You can do that on the fly, using the TxDb
and the OrgDb
for that organism. Here is a function that I wrote recently to create a gene plot, followed by coverage plots for zero or more BAM files, that I use for non-model organisms.
makeGGplot <- function(gene, bams = NULL, txdb, orgdb, bamnames, geom = "gapped.pair"){
## gene is gene symbol
## bams is a vector of bamfile paths. Ensure they are indexed
## txdb and orgdb are obvious
## bamnames is a vector of names for resulting ggplot
## geom = "line" is in general faster
require("biovizBase", quietly = TRUE, character.only = TRUE)
require("ggbio", quietly = TRUE, character.only = TRUE)
egid <- mapIds(orgdb, gene, "ENTREZID", "SYMBOL")
gnrng <- genes(txdb, single.strand.genes.only = FALSE)[[egid]]
if(length(gnrng) > 1) warning("Doubledog!")
tx <- crunch(txdb, which = gnrng)
tx <- split(tx, tx$tx_id)
lbs <- select(txdb, names(tx), c("TXNAME","TXID","GENEID"), "TXID")
lbs$SYMBOL <- mapIds(orgdb, lbs$GENEID, "SYMBOL", "ENTREZID")
ind <- lbs$GENEID %in% egid
lbs <- lbs[ind,]
tx <- tx[ind]
names(tx) <- lbs$SYMBOL
gnplot <- ggplot() + do.call(geom_alignment, c(list(data = tx, names.expr = "SYMBOL")))
if(is.null(bams)){
gnplot
} else {
gnplot <- list(gnplot)
gnrng <- keepSeqlevels(gnrng, as.character(seqnames(gnrng)))
bl <- BamFileList(bams)
bamplot <- lapply(bl, autoplot, which = gnrng, geom=geom)

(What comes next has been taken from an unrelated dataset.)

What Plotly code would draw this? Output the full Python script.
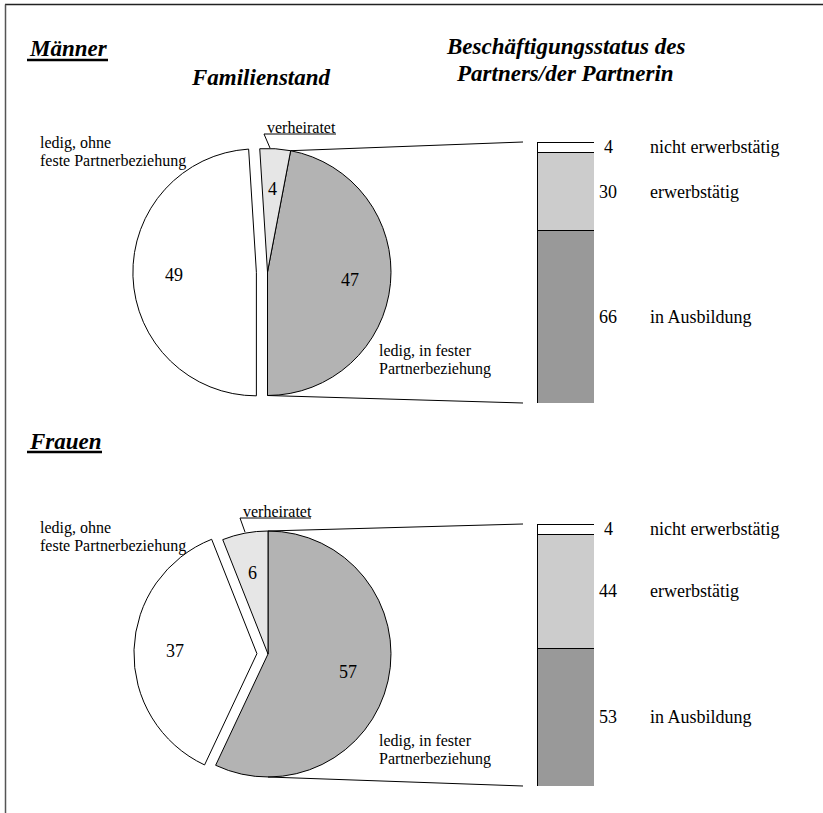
import math
import plotly.graph_objects as go

# ---------------- data ----------------
pie_labels = ["ledig, in fester Partnerbeziehung", "ledig, ohne feste Partnerbeziehung", "verheiratet"]
maenner_pie = [47, 49, 4]
frauen_pie = [57, 37, 6]

bar_labels = ["in Ausbildung", "erwerbstätig", "nicht erwerbstätig"]
maenner_bar = [66, 30, 4]
frauen_bar = [53, 44, 4]

group_titles = ["Männer", "Frauen"]
col_title_left = "Familienstand"
col_title_right = ["Beschäftigungsstatus des", "Partners/der Partnerin"]

# ---------------- style / layout constants ----------------
W, H = 823, 813
FONT = "Liberation Serif"
PIE_COLORS = ["#b3b3b3", "#ffffff", "#e6e6e6"]
BAR_COLORS = ["#999999", "#cccccc", "#ffffff"]
PULL = [0, 0.09, 0]

# pie geometry in pixels (centre x, centre y, radius, rotation)
PIES = [
    dict(values=maenner_pie, cx=267.5, cy=272, r=123.5, rot=10.8),
    dict(values=frauen_pie, cx=268, cy=654, r=123, rot=0),
]
# bar geometry in pixels (x0, x1, top, bottom)
BAR_X0, BAR_X1 = 537, 594
BARS = [
    dict(values=maenner_bar, top=142, bottom=403),
    dict(values=frauen_bar, top=524, bottom=786),
]


def px(x):
    return x / W


def py(y):
    return 1 - y / H


fig = go.Figure()
annotations = []
shapes = []

# ---------------- pies ----------------
for k, p in enumerate(PIES):
    vals = p["values"]
    r = p["r"]
    half = r * (1 + max(PULL))
    fig.add_trace(go.Pie(
        labels=pie_labels, values=vals, sort=False, direction="clockwise",
        rotation=p["rot"], pull=PULL, textinfo="none", hoverinfo="label+value",
        marker=dict(colors=PIE_COLORS, line=dict(color="black", width=1)),
        domain=dict(x=[px(p["cx"] - half), px(p["cx"] + half)],
                    y=[py(p["cy"] + half), py(p["cy"] - half)]),
        showlegend=False,
    ))
    total = sum(vals)
    a = p["rot"]
    p["angles"] = []
    for i, v in enumerate(vals):
        a0 = a
        a1 = a + v * 360 / total
        b = math.radians((a0 + a1) / 2)
        ax = p["cx"] + PULL[i] * r * math.sin(b)
        ay = p["cy"] - PULL[i] * r * math.cos(b)
        lx = ax + 0.67 * r * math.sin(b)
        ly = ay - 0.67 * r * math.cos(b)
        annotations.append(dict(x=px(lx), y=py(ly), xref="paper", yref="paper",
                                text=str(v), showarrow=False,
                                xanchor="center", yanchor="middle",
                                font=dict(family=FONT, size=18, color="black")))
        p["angles"].append((a0, a1))
        a = a1

# ---------------- bars ----------------
for k, bdef in enumerate(BARS):
    yname = "y" if k == 0 else "y2"
    vals = bdef["values"]
    cum = 0
    for i, v in enumerate(vals):
        fig.add_trace(go.Bar(
            x=[0], y=[v], width=1, name=bar_labels[i], yaxis=yname, xaxis="x",
            marker=dict(color=BAR_COLORS[i], line=dict(color="black", width=1)),
            showlegend=False, hoverinfo="name+y",
        ))
        mid = cum + v / 2
        cum += v
        annotations.append(dict(x=px(608), y=mid, xref="paper", yref=yname,
                                text=str(v), showarrow=False, xanchor="center", yanchor="middle",
                                font=dict(family=FONT, size=18, color="black")))
        annotations.append(dict(x=px(648), y=mid, xref="paper", yref=yname,
                                text=bar_labels[i], showarrow=False, xanchor="left", yanchor="middle",
                                font=dict(family=FONT, size=18, color="black")))

# ---------------- connector lines pie -> bar ----------------
for p, bdef in zip(PIES, BARS):
    a0 = math.radians(p["angles"][0][0])
    sx = p["cx"] + p["r"] * math.sin(a0)
    sy = p["cy"] - p["r"] * math.cos(a0)
    shapes.append(dict(type="line", xref="paper", yref="paper",
                       x0=px(sx), y0=py(sy), x1=px(523), y1=py(bdef["top"]),
                       line=dict(color="black", width=1)))
    shapes.append(dict(type="line", xref="paper", yref="paper",
                       x0=px(p["cx"]), y0=py(p["cy"] + p["r"]), x1=px(523), y1=py(bdef["bottom"]),
                       line=dict(color="black", width=1)))


# ---------------- slice labels ----------------
def txt(x, y, s, size=16, anchor="left", **kw):
    d = dict(x=px(x), y=py(y), xref="paper", yref="paper", text=s, showarrow=False,
             xanchor=anchor, yanchor="middle",
             font=dict(family=FONT, size=size, color="black"))
    d.update(kw)
    annotations.append(d)


label_pos = [
    dict(ohne=(38, 143), fester=(377, 351), verh=(264, 336, 134, 270, 148)),
    dict(ohne=(38, 528), fester=(377, 741), verh=(240, 311, 518, 245, 532)),
]
for lp in label_pos:
    ox, oy = lp["ohne"]
    txt(ox, oy, "ledig, ohne")
    txt(ox, oy + 17.5, "feste Partnerbeziehung")
    fx, fy = lp["fester"]
    txt(fx, fy, "ledig, in fester")
    txt(fx, fy + 17.5, "Partnerbeziehung")
    vx0, vx1, vy, ex, ey = lp["verh"]
    txt(vx0 + 1, vy - 7, "verheiratet")
    shapes.append(dict(type="line", xref="paper", yref="paper", x0=px(vx0), x1=px(vx1),
                       y0=py(vy), y1=py(vy), line=dict(color="black", width=1)))
    shapes.append(dict(type="line", xref="paper", yref="paper", x0=px(vx0), x1=px(ex),
                       y0=py(vy), y1=py(ey), line=dict(color="black", width=1)))

# ---------------- titles ----------------
txt(27, 49, "<b><i>" + group_titles[0] + "</i></b>", size=23)
txt(27, 442, "<b><i>" + group_titles[1] + "</i></b>", size=23)
for (ux0, ux1, uy) in [(27, 108, 60), (27, 102, 452)]:
    shapes.append(dict(type="line", xref="paper", yref="paper", x0=px(ux0), x1=px(ux1),
                       y0=py(uy), y1=py(uy), line=dict(color="black", width=2.5)))
txt(261, 77, "<b><i>" + col_title_left + "</i></b>", size=23, anchor="center")
txt(565, 46, "<b><i>" + col_title_right[0] + "</i></b>", size=23, anchor="center")
txt(565, 74, "<b><i>" + col_title_right[1] + "</i></b>", size=23, anchor="center")

# ---------------- frame ----------------
shapes.append(dict(type="line", xref="paper", yref="paper", x0=px(5), x1=1, y0=py(4.5), y1=py(4.5),
                   line=dict(color="#222222", width=1.5)))
shapes.append(dict(type="line", xref="paper", yref="paper", x0=px(5.5), x1=px(5.5), y0=py(4.5), y1=0,
                   line=dict(color="#555555", width=1.5)))

fig.update_layout(
    width=W, height=H, margin=dict(l=0, r=0, t=0, b=0),
    paper_bgcolor="white", plot_bgcolor="white",
    barmode="stack",
    xaxis=dict(domain=[px(BAR_X0), px(BAR_X1)], range=[-0.5, 0.5], visible=False, fixedrange=True),
    yaxis=dict(domain=[py(BARS[0]["bottom"]), py(BARS[0]["top"])], range=[0, sum(maenner_bar)],
               visible=False, fixedrange=True),
    yaxis2=dict(domain=[py(BARS[1]["bottom"]), py(BARS[1]["top"])], range=[0, sum(frauen_bar)],
                visible=False, anchor="x", fixedrange=True),
    annotations=annotations, shapes=shapes,
    font=dict(family=FONT, color="black"),
)

fig.write_html("out.html", config={"displayModeBar": False},
               post_script="document.body.style.margin='0';")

names(bamplot) <- bamnames
tracks(c(gnplot, bamplot), heights = c(4, rep(1, length(bams))), label.text.angle = 0, xlim = gnrng,
label.text.cex = 0.75)
}
}
Doing say
> hub <- AnnotationHub()
|======================================================================| 100%
snapshotDate(): 2019-10-29
> query(hub, c("elegans","txdb"))
AnnotationHub with 8 records
# snapshotDate(): 2019-10-29
# $dataprovider: UCSC
# $species: Caenorhabditis elegans
# $rdataclass: TxDb
# additional mcols(): taxonomyid, genome, description,
# coordinate_1_based, maintainer, rdatadateadded, preparerclass, tags,
# rdatapath, sourceurl, sourcetype
# retrieve records with, e.g., 'object[["AH52249"]]'
title
AH52249 | TxDb.Celegans.UCSC.ce11.refGene.sqlite
AH52250 | TxDb.Celegans.UCSC.ce6.ensGene.sqlite
AH53778 | TxDb.Celegans.UCSC.ce11.refGene.sqlite
AH57984 | TxDb.Celegans.UCSC.ce11.refGene.sqlite
AH61790 | TxDb.Celegans.UCSC.ce11.refGene.sqlite
AH66167 | TxDb.Celegans.UCSC.ce11.refGene.sqlite
AH70583 | TxDb.Celegans.UCSC.ce11.ensGene.sqlite
AH70584 | TxDb.Celegans.UCSC.ce11.refGene.sqlite
> txdb <- hub[["AH70584"]]
> query(hub, c("elegans","orgdb"))
AnnotationHub with 2 records
# snapshotDate(): 2019-10-29
# $dataprovider: ftp://ftp.ncbi.nlm.nih.gov/gene/DATA/
# $species: Drosophila elegans, Caenorhabditis elegans
# $rdataclass: OrgDb
# additional mcols(): taxonomyid, genome, description,
# coordinate_1_based, maintainer, rdatadateadded, preparerclass, tags,
# rdatapath, sourceurl, sourcetype
# retrieve records with, e.g., 'object[["AH75747"]]'
title
AH75747 | org.Ce.eg.db.sqlite
AH76581 | org.Drosophila_elegans.eg.sqlite
> orgdb <- hub[["AH75747"]]
> makeGGplot("homt-1", NULL, txdb, orgdb, "nobams")
Seems to work OK.
Just to clarify, the
genesymbol
dataset is really just a convenience for demonstration purposes. Jim is right: ggbio should directly support TxDb and other annotation objects.